Jangan bilang suratku lebay ya, hahaha. Aku tau, penulisannya pun tidak teratur. Ya, maklum lah saat itu maish, ya, gitu deh (padahal sekrang juga kalau nulis masih sering ngga beraturan 🙈). Aku cuma mau mengenang dan mengabadikan. Agar tidak hilang, makanya kutulis di sini.
By the way, setelah kejadian secarik surat itu, kami malah jadi canggung satu sama lain. Setelah rasa canggung itu membuat pertemanan kami jadi semakin renggang, asumsiku saat itu jangan-jangan karena kami saling punya perasaan yang lebih, tapi sama-sama pura-pura bego, naif. Sebenernya jijik bilang gini. Kesannya aku yang terlalu percaya diri ya, HAHAHAHA 😆 Tapi gimana, emang dulu gitu.

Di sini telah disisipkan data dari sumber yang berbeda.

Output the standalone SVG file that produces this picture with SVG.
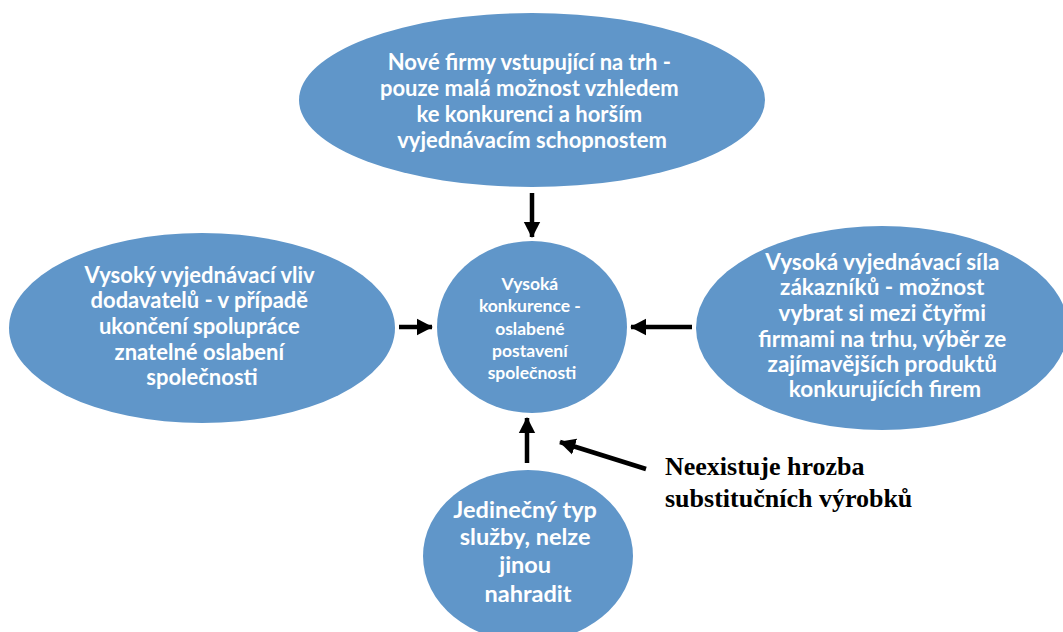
<svg xmlns="http://www.w3.org/2000/svg" width="1063" height="632" viewBox="0 0 1063 632">
  <style>
    .node { fill: #6096c9; }
    .lbl { font-family: Lato, "Open Sans", "Liberation Sans", sans-serif; font-weight: bold; fill: #ffffff; text-anchor: middle; }
    .note { font-family: "Liberation Serif", "Times New Roman", serif; font-weight: bold; fill: #000000; font-size: 26px; }
    .arrow { stroke: #000000; stroke-width: 4.5; fill: none; marker-end: url(#head); }
  </style>
  <defs>
    <marker id="head" markerWidth="4" markerHeight="4" refX="3.4" refY="2" orient="auto" markerUnits="strokeWidth">
      <path d="M0,0.15 L3.6,2 L0,3.85 Z" fill="#000000"/>
    </marker>
  </defs>
  <rect width="1063" height="632" fill="#ffffff"/>

  <!-- connectors -->
  <g id="connectors">
    <line class="arrow" x1="532" y1="193" x2="532" y2="237"/>
    <line class="arrow" x1="399" y1="327" x2="432" y2="327"/>
    <line class="arrow" x1="692" y1="327" x2="631" y2="327"/>
    <line class="arrow" x1="527" y1="463" x2="527" y2="418"/>
    <line class="arrow" x1="646" y1="469" x2="560" y2="442"/>
  </g>

  <!-- entrants -->
  <g id="node-entrants">
    <ellipse class="node" cx="532" cy="100" rx="233" ry="87"/>
    <text class="lbl" font-size="22">
      <tspan x="532" y="70">Nové firmy vstupující na trh -</tspan>
      <tspan x="532" y="96">pouze malá možnost vzhledem</tspan>
      <tspan x="532" y="122">ke konkurenci a horším</tspan>
      <tspan x="532" y="148">vyjednávacím schopnostem</tspan>
    </text>
  </g>

  <!-- suppliers -->
  <g id="node-suppliers">
    <ellipse class="node" cx="202" cy="328" rx="193" ry="95"/>
    <text class="lbl" font-size="22">
      <tspan x="202" y="283">Vysoký vyjednávací vliv</tspan>
      <tspan x="202" y="308">dodavatelů - v případě</tspan>
      <tspan x="202" y="334">ukončení spolupráce</tspan>
      <tspan x="202" y="360">znatelné oslabení</tspan>
      <tspan x="202" y="385">společnosti</tspan>
    </text>
  </g>

  <!-- rivalry -->
  <g id="node-rivalry">
    <ellipse class="node" cx="532" cy="327" rx="95" ry="86"/>
    <text class="lbl" font-size="17.5">
      <tspan x="532" y="290">Vysoká</tspan>
      <tspan x="532" y="312">konkurence -</tspan>
      <tspan x="532" y="335">oslabené</tspan>
      <tspan x="532" y="357">postavení</tspan>
      <tspan x="532" y="379">společnosti</tspan>
    </text>
  </g>

  <!-- buyers -->
  <g id="node-buyers">
    <ellipse class="node" cx="882" cy="328" rx="186" ry="102"/>
    <text class="lbl" font-size="22.5">
      <tspan x="885" y="270">Vysoká vyjednávací síla</tspan>
      <tspan x="885" y="295">zákazníků - možnost</tspan>
      <tspan x="885" y="321">vybrat si mezi čtyřmi</tspan>
      <tspan x="885" y="347">firmami na trhu, výběr ze</tspan>
      <tspan x="885" y="372">zajímavějších produktů</tspan>
      <tspan x="885" y="397">konkurujících firem</tspan>
    </text>
  </g>

  <!-- substitutes -->
  <g id="node-substitutes">
    <ellipse class="node" cx="528" cy="556" rx="105" ry="86"/>
    <text class="lbl" font-size="23.5">
      <tspan x="528" y="518">Jedinečný typ</tspan>
      <tspan x="528" y="545">služby, nelze</tspan>
      <tspan x="528" y="573">jinou</tspan>
      <tspan x="528" y="602">nahradit</tspan>
    </text>
  </g>

  <!-- note -->
  <g id="note-substitutes">
    <text class="note">
      <tspan x="665" y="475">Neexistuje hrozba</tspan>
      <tspan x="665" y="507">substitučních výrobků</tspan>
    </text>
  </g>
</svg>
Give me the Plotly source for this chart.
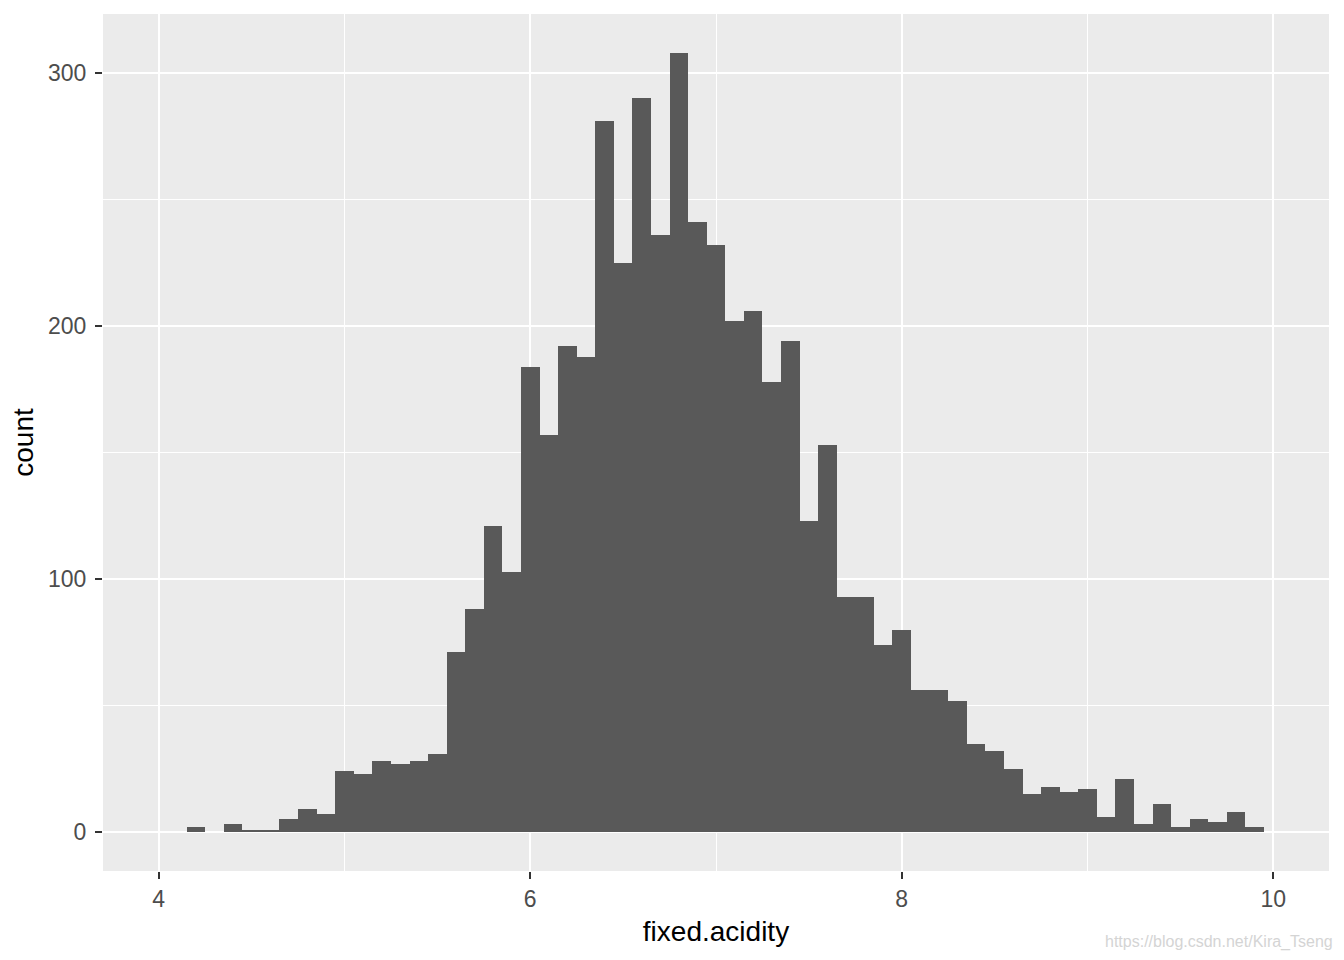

Kita memperlakukan satu sama lain itu beda dengan cara kita memperlakukan temen-temen kelas yang lain.
Nah, udah ngerasa betapa ngga enaknya kehilangan sahabat, setelah itu aku jadi selalu ngingetin ke diri sendiri, jangan sampai kejadian yang sama terulang lagi. Alhasil, ketika kenaikan kelas dan bertemu dengan teman-teman kelas yang baru, aku jadi berusaha untuk bersikap biasa aja ke temen-temen deket yang lawan jenis.Trauma rasanya kehilangan sahabat cuma karena cinta-cinta monyet yang nggak jelas.
Terus, aku ngga pernah naksir orang dong selama sekolah?
Oh, tentu pernah dong 😁
Tapi aku pinter-pinter bego, suka sama orang tuh jarang, tapi kalau udah suka, hilangnya lama. Dulu dua tahun sekelas sama crush, dan senengnya karena kami punya hubungan yang cukup baiklah sebagai temen (sering adu nilai pas ulangan. Kalau bimbel kadang duduk berdua. Pokoknya bikin belajarku jadi semangat. WKWK, Lha kok malah kebablasan 😅) Tapi semuanya disimpan rapat-rapat, jadi sampai lulus orangnya ngga tau. Bahkan sampai aku udah lulus SMA, aku belum ngelupain si crush. Sampai sekarang kadang masih suka nanyain dia ke temen-temen lama.
Udah deh, sekian. Terima kasih untuk yang sudah membaca tulisan yang ngga ada faedahnya ini, isinya cuma curhatan masa SMP, HAHA.